The position was training director and it really seemed to be a great combination of the things I’d become good at – building capacity within an organization, investing in individuals as leaders, and strengthening groups of volunteers. It was taking this interest and experience I had in politics and really having the right role within a more stable environment to get to have an impact on what we were doing.
I get to be involved in helping elect women, but through a role that fits with what I’m great at. This year my title changed to Program Director because I took on all of our volunteer leader work around the state. I was on the national board for the Young Nonprofit Professionals Network where we helped start new chapters. In fact, I helped start the Little Rock chapter, because I was on the board while I was at the Clinton School.
It’s an exciting role, even if I don’t know how long I can be in politics because it really takes a lot from you and out of you. But there is nothing I’d rather be doing right now than electing progressive women.
I started “Preparing to Run” (name changing to Candidate 101) because I realized that we didn’t engage women until it came time to show up for seven hours on a Saturday and learn how to run your campaign. We’re really working on meeting women where they are. I spout a lot of research about women and running for office, but women win at the same rate as men. Women just run at a much lower rate. And there are higher expectations for women candidates.

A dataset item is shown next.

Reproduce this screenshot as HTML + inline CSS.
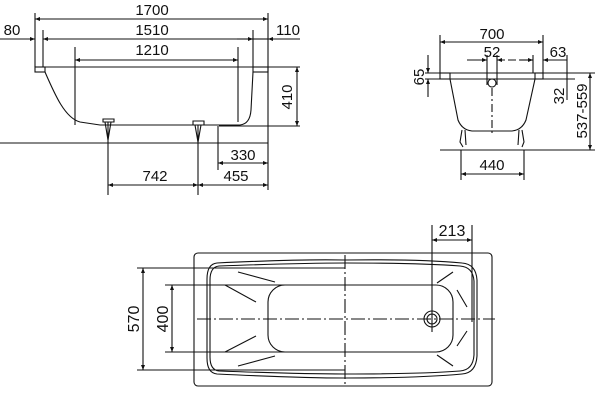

What we know is that women take into account more external factors, which is why being asked is so important. The decision is made very much in the context of their lives, as opposed to very often when men run for office, it is this sort of individual, “I’ve always wanted to do this so I’m going to do it” decision process. This is about meeting women where they are and working toward representational democracy – leadership that truly reflects the community.

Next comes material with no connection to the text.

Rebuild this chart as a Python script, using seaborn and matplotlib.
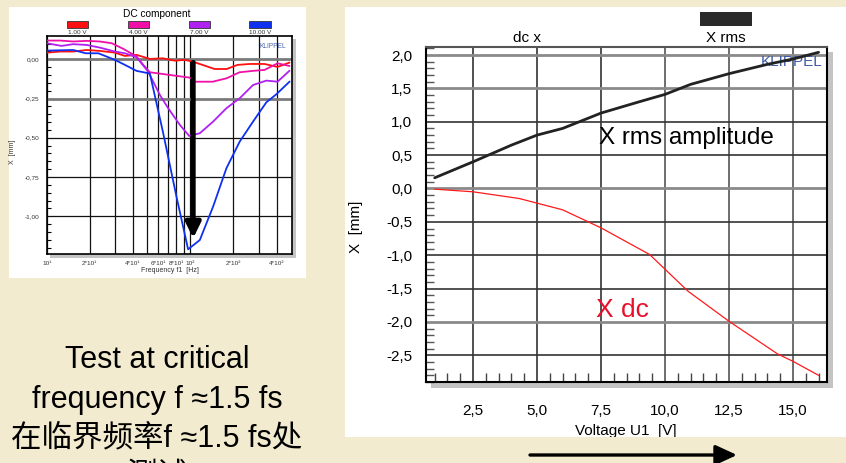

What has the interest level been like since last year’s election?
In 2016, when we did have a woman at the top of the ticket for the first time, we trained 204 women. This year, we trained 776. Secretary Clinton spoke at one of our luncheons and Senator Kamala Harris spoke at another. We’re in a different universe.
We just did a strategic plan to double the number of progressive women in the Texas House over the next seven years. We want to ride this wave. Right now, the idea of electing women is sticky. There’s a space in people’s brains for it and we want to stick Annie’s List to it. They know if they want to run for office, Annie’s List is the organization that will help them do it.